The address is computed at runtime.
>Or is the __ehdr_start used just as a relative offset to get the proper
>position of ld-linux-armh.so when called?
It's a relative offset.
% cat a.c
__attribute__((visibility("hidden")))
extern char __ehdr_start[];
char *load_address() { return __ehdr_start; }
% arm-linux-gnueabi-gcc -O1 -fpic a.c -nostdlib
% arm-linux-gnueabi-objdump -dr a.out
a.out: file format elf32-littlearm
Disassembly of section .text:
00000198 <load_address>:
198: e59f0004 ldr r0, [pc, #4] ; 1a4 <load_address+0xc>
19c: e08f0000 add r0, pc, r0
1a0: e12fff1e bx lr
1a4: fffffe5c .word 0xfffffe5c
At runtime, `load_address` will compute the load address.
Note that there is no runtime relocation.
>>
>> What's wrong with it? The objdump -t line doesn't tell why this change
>> is good.
>
>I'm also puzzled why this causes the QEMU versalite board to break.
>(/sbin/init dies with SIGSEGFAULT = 0xb [*])
>
>It looks like the &__ehdr_start is not equal in the result to 'adr'
>assembler code in QEMU.
>
>I also thought that the issue is caused by fs/binfmt_elf.c changes in
>the Linux kernel (as mine is 5.1), so I've tested it with 5.10 and
>5.14. No change.
The kernel change must be unrelated.
The kernel doesn't even know __ehdr_start as a symbol exists.
>The QEMU is pretty recent - it is 6.0.0 version for ARM.
>
>> Can you compare objdump -dr output and show the incorrect
>> code sequences with C assessing __ehdr_start?
>
>Ok.
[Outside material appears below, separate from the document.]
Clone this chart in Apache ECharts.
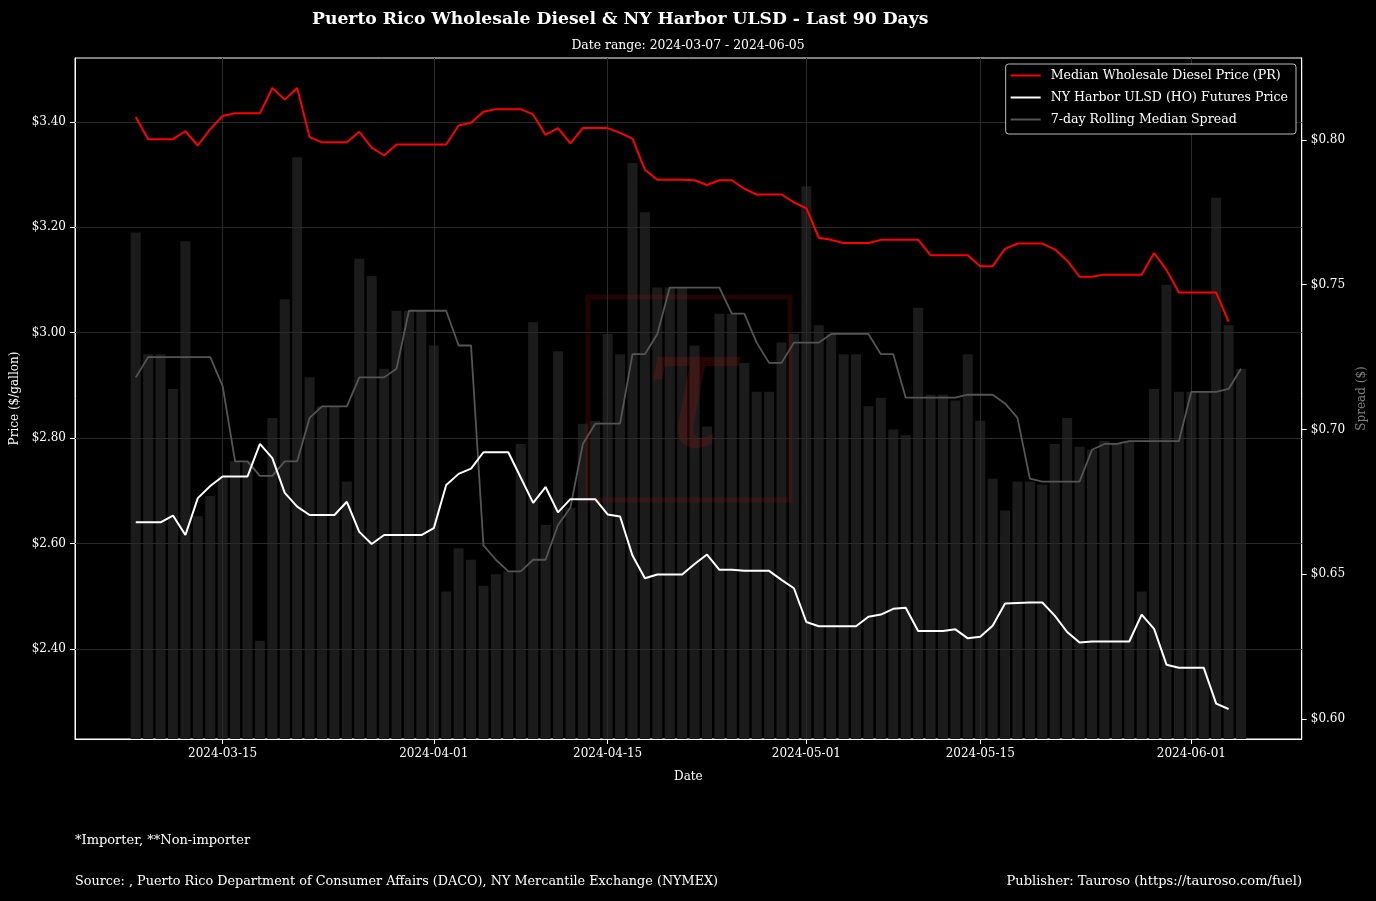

I will explicitly compare _dl_start function with and without this
>patch.
In case it helps, perhaps replace always_inline with noinline
and check why the function is incorrect under your qemu setup.
>>
>> >This is crucial in the QEMU ARM environment for which (when
>> >/sbin/init is executed) values set in __ehdr_start symbol are wrong.
>> >This causes the program to crash very early - when the
>> >/lib/ld-linux-armhf.so.3 is executed as a prerequisite to /sbin/init
>> >execution.
>>
>> >The kernel's fs/binfmt_elf.c is though responsible for setting
>> >up execution environment, not binutils.
>>
>> Whether the symbol entry __ehdr_start exists doesn't matter.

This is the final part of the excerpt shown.